In March, Turkish companies sealed contracts worth some $400 million with Qatari counterparts during the Doha International Marine Defense Exhibition and Conference. The deals involve the sale of armed drones, armored vehicles, assault boats, special operations boats and electronic surveillance systems, among others.
The prospect of sales to Pakistan is also boosting optimism that the decline in exports will be reversed this year.
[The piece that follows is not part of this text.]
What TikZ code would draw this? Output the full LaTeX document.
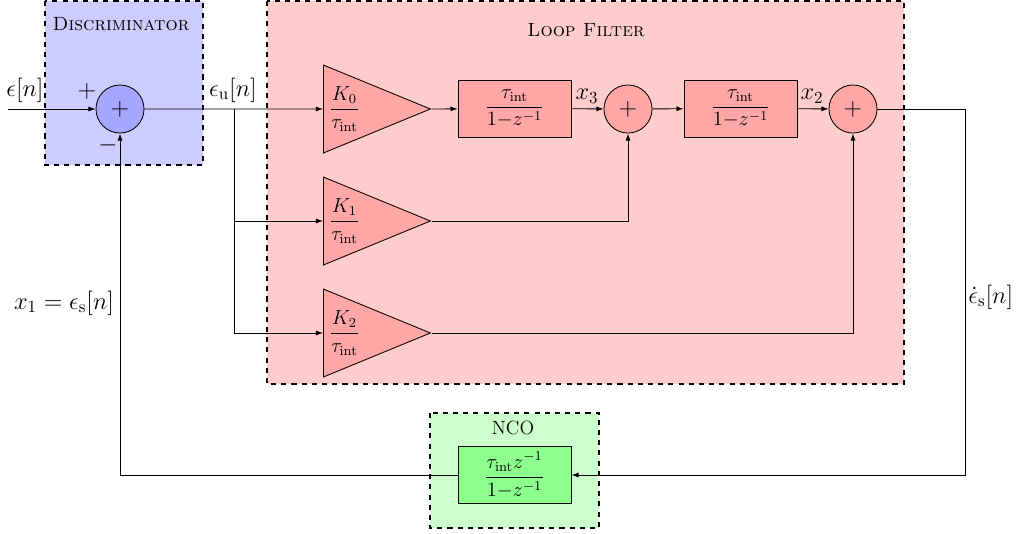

A major deal in the pipeline involves the sale of 30 T129 ATAK attack helicopters to Pakistan, which has also shown interest in buying four MILGEM Ada-class anti-submarine warfare corvettes from Turkey.
An Ankara-based defense industry expert who wished to remain anonymous stressed that self-sufficiency and sustainability would be critical for the growth of the sector. “Turkey cannot become a major regional power without military deterrence, but at the same time, it cannot trust weapons suppliers from traditional Western allies,” the source said. “Therefore, for the sake of better deterrence, Turkey should rely on its own capabilities in developing arms and seek all opportunities to export [to achieve sustainability]. Without self-sufficiency and sustainability, the sector can hardly grow with just hollow bluster.”
Indeed, defense autarky appears to be a major driver in the efforts to expand the industry, along with other objectives such as economic gains, international prestige and political grandstanding for domestic consumption.
Ankara, however, still lacks a clear-cut political vision or a road map on how to effectively manage the sustainability phase. A number of serious downsides stand in the way of progress, calling for urgent solutions. Along with institutional challenges within the sector, extreme political interference and nepotism hinder merit-based development. Coordination between the military and civilian bureaucracy remains poor, in addition to inadequate cooperation between the sector, policymakers and universities. Due to the domination of big state-backed firms, small and medium-sized companies have little room to survive, which, on top of the problem of human capital deficiency, has a killing effect on innovation.